AIM:
Can you write out all the lines word for word, with no pictures?
━━━━━━
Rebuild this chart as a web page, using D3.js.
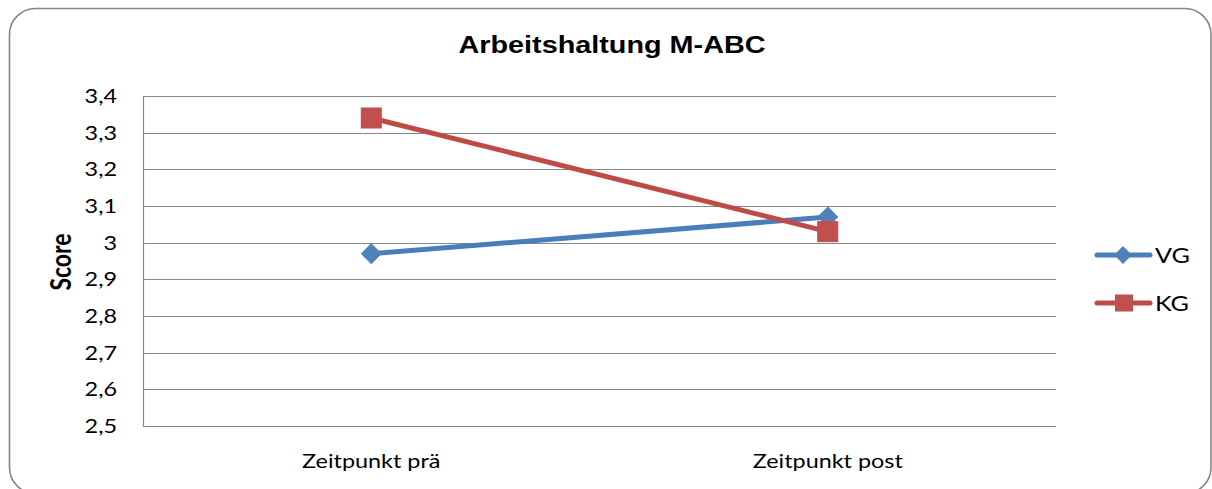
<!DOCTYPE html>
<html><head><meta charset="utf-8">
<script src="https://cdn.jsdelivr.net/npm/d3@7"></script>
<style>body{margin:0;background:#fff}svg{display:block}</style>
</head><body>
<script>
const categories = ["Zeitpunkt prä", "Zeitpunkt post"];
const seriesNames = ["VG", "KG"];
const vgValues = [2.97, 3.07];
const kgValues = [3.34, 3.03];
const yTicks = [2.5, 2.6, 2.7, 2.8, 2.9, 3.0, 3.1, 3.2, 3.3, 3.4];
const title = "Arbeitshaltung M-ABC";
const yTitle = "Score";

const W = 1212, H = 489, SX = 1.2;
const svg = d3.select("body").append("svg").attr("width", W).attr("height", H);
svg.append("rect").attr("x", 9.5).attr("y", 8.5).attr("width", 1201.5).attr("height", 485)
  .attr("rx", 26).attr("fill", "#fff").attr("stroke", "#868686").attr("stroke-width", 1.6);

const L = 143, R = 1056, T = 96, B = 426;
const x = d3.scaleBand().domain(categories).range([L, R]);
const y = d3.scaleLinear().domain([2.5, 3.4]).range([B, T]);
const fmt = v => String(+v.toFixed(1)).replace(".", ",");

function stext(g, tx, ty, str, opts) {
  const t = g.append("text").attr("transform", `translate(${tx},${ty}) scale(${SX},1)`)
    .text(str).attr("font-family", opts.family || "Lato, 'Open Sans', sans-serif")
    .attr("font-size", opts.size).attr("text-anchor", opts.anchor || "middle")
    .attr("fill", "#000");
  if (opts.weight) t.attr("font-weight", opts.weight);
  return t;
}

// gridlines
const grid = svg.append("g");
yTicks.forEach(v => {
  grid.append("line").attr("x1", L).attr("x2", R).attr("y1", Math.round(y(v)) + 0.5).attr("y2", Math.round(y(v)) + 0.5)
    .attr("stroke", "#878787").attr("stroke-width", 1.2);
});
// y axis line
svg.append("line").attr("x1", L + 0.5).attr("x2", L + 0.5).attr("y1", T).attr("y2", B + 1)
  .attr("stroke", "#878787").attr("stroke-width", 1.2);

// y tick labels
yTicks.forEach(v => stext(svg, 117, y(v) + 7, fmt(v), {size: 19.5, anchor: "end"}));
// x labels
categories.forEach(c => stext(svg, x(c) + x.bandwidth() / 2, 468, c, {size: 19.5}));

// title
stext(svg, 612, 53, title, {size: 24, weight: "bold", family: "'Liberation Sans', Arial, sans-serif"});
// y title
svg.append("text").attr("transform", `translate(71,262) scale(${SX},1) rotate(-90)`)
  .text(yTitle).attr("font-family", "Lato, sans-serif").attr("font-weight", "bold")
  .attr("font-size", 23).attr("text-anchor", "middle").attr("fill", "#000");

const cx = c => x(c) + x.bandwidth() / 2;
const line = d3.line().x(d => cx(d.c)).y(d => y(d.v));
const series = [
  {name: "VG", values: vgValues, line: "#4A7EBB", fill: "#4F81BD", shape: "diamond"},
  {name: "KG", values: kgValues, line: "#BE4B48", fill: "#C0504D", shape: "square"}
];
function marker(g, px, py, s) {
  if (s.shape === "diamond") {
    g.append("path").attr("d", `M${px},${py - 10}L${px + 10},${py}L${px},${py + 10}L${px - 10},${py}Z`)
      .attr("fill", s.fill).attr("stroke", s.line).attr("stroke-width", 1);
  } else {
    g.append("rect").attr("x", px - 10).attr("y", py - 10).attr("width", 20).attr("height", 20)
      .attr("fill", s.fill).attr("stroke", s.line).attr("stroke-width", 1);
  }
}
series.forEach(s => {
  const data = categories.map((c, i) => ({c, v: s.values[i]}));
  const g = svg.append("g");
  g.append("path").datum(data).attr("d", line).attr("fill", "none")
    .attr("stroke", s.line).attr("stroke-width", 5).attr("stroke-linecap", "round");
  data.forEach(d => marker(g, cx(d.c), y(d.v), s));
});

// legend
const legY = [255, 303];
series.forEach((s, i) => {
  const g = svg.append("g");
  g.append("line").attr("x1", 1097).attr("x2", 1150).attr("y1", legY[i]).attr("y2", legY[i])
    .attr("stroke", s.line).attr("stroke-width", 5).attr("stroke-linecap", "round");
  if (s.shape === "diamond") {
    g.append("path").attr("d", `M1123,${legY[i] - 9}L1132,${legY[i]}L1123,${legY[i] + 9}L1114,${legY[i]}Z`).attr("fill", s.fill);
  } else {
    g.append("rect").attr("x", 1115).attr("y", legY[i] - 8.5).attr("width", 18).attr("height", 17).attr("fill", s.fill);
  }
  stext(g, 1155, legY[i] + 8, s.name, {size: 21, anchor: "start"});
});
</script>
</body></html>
━━━━━━
RESULT FOR THIS TASK:
Rebuild this chart as a web page, using D3.js.
<!DOCTYPE html>
<html><head><meta charset="utf-8">
<script src="https://cdn.jsdelivr.net/npm/d3@7"></script>
<style>body{margin:0;background:#fff}svg{display:block}</style>
</head><body>
<script>
const categories = ["Zeitpunkt prä", "Zeitpunkt post"];
const seriesNames = ["VG", "KG"];
const vgValues = [2.97, 3.07];
const kgValues = [3.34, 3.03];
const yTicks = [2.5, 2.6, 2.7, 2.8, 2.9, 3.0, 3.1, 3.2, 3.3, 3.4];
const title = "Arbeitshaltung M-ABC";
const yTitle = "Score";

const W = 1212, H = 489, SX = 1.2;
const svg = d3.select("body").append("svg").attr("width", W).attr("height", H);
svg.append("rect").attr("x", 9.5).attr("y", 8.5).attr("width", 1201.5).attr("height", 485)
  .attr("rx", 26).attr("fill", "#fff").attr("stroke", "#868686").attr("stroke-width", 1.6);

const L = 143, R = 1056, T = 96, B = 426;
const x = d3.scaleBand().domain(categories).range([L, R]);
const y = d3.scaleLinear().domain([2.5, 3.4]).range([B, T]);
const fmt = v => String(+v.toFixed(1)).replace(".", ",");

function stext(g, tx, ty, str, opts) {
  const t = g.append("text").attr("transform", `translate(${tx},${ty}) scale(${SX},1)`)
    .text(str).attr("font-family", opts.family || "Lato, 'Open Sans', sans-serif")
    .attr("font-size", opts.size).attr("text-anchor", opts.anchor || "middle")
    .attr("fill", "#000");
  if (opts.weight) t.attr("font-weight", opts.weight);
  return t;
}

// gridlines
const grid = svg.append("g");
yTicks.forEach(v => {
  grid.append("line").attr("x1", L).attr("x2", R).attr("y1", Math.round(y(v)) + 0.5).attr("y2", Math.round(y(v)) + 0.5)
    .attr("stroke", "#878787").attr("stroke-width", 1.2);
});
// y axis line
svg.append("line").attr("x1", L + 0.5).attr("x2", L + 0.5).attr("y1", T).attr("y2", B + 1)
  .attr("stroke", "#878787").attr("stroke-width", 1.2);

// y tick labels
yTicks.forEach(v => stext(svg, 117, y(v) + 7, fmt(v), {size: 19.5, anchor: "end"}));
// x labels
categories.forEach(c => stext(svg, x(c) + x.bandwidth() / 2, 468, c, {size: 19.5}));

// title
stext(svg, 612, 53, title, {size: 24, weight: "bold", family: "'Liberation Sans', Arial, sans-serif"});
// y title
svg.append("text").attr("transform", `translate(71,262) scale(${SX},1) rotate(-90)`)
  .text(yTitle).attr("font-family", "Lato, sans-serif").attr("font-weight", "bold")
  .attr("font-size", 23).attr("text-anchor", "middle").attr("fill", "#000");

const cx = c => x(c) + x.bandwidth() / 2;
const line = d3.line().x(d => cx(d.c)).y(d => y(d.v));
const series = [
  {name: "VG", values: vgValues, line: "#4A7EBB", fill: "#4F81BD", shape: "diamond"},
  {name: "KG", values: kgValues, line: "#BE4B48", fill: "#C0504D", shape: "square"}
];
function marker(g, px, py, s) {
  if (s.shape === "diamond") {
    g.append("path").attr("d", `M${px},${py - 10}L${px + 10},${py}L${px},${py + 10}L${px - 10},${py}Z`)
      .attr("fill", s.fill).attr("stroke", s.line).attr("stroke-width", 1);
  } else {
    g.append("rect").attr("x", px - 10).attr("y", py - 10).attr("width", 20).attr("height", 20)
      .attr("fill", s.fill).attr("stroke", s.line).attr("stroke-width", 1);
  }
}
series.forEach(s => {
  const data = categories.map((c, i) => ({c, v: s.values[i]}));
  const g = svg.append("g");
  g.append("path").datum(data).attr("d", line).attr("fill", "none")
    .attr("stroke", s.line).attr("stroke-width", 5).attr("stroke-linecap", "round");
  data.forEach(d => marker(g, cx(d.c), y(d.v), s));
});

// legend
const legY = [255, 303];
series.forEach((s, i) => {
  const g = svg.append("g");
  g.append("line").attr("x1", 1097).attr("x2", 1150).attr("y1", legY[i]).attr("y2", legY[i])
    .attr("stroke", s.line).attr("stroke-width", 5).attr("stroke-linecap", "round");
  if (s.shape === "diamond") {
    g.append("path").attr("d", `M1123,${legY[i] - 9}L1132,${legY[i]}L1123,${legY[i] + 9}L1114,${legY[i]}Z`).attr("fill", s.fill);
  } else {
    g.append("rect").attr("x", 1115).attr("y", legY[i] - 8.5).attr("width", 18).attr("height", 17).attr("fill", s.fill);
  }
  stext(g, 1155, legY[i] + 8, s.name, {size: 21, anchor: "start"});
});
</script>
</body></html>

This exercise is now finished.